A story for Miss J

Tomorrow I’ll write you a story.  A story that you will keep.  I think you will like it, even if it’s just because I wrote it for you and no-one else.  It’s something you don’t have to share – it’s all yours.  From me.

I know that you think I’m clever now and we get along just great.  Even as I am writing, you are lying in bed beside me fighting sleep because you know that I’m awake.  You will wait until I turn out the light and then we will fall asleep together.  You like it when we do things together.  I hope it stays like that but I’m realistic enough to know that there will come a day when you might be embarrassed to be seen with me.  Not that it won’t break my heart.  It will.  I already feel sad in anticipation.  I look at your almost five year old face and my heart swells with love.  I can feel my chest fill up so that it hurts to breathe.  As if my love for you has filled my lungs and left no room for air.

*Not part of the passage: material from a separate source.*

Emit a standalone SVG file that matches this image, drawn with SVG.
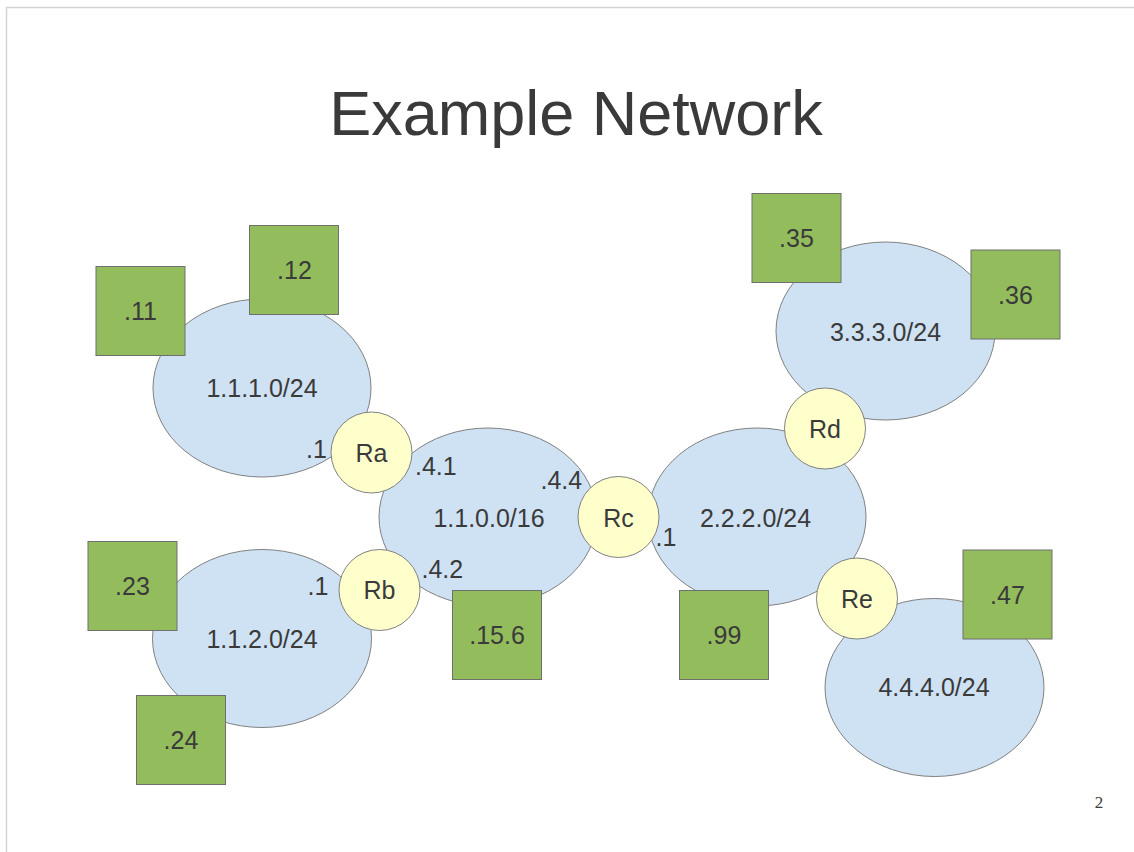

Will we still be friends though your teenage years?  Will we be friends after them?  I don’t mean BFFs or whatever you will call them.  I am your mother first and foremost after all.  But right now we have a loving admiration for each other and are great in each other’s company.  We laugh at each other’s jokes, we play games together and we have lovely talks.  I hope we can always do that at whatever stage of life either of us is at.  That no matter what devils are knocking on our respective doors, we will still be able to give each other the time of day and appreciate the happiness, the deep satisfaction that we bring to one another.

So tomorrow I will write you a story and I will keep it with my notes.  One day you will read them and I hope you read your story and like it.  I hope you will remember how much I love you.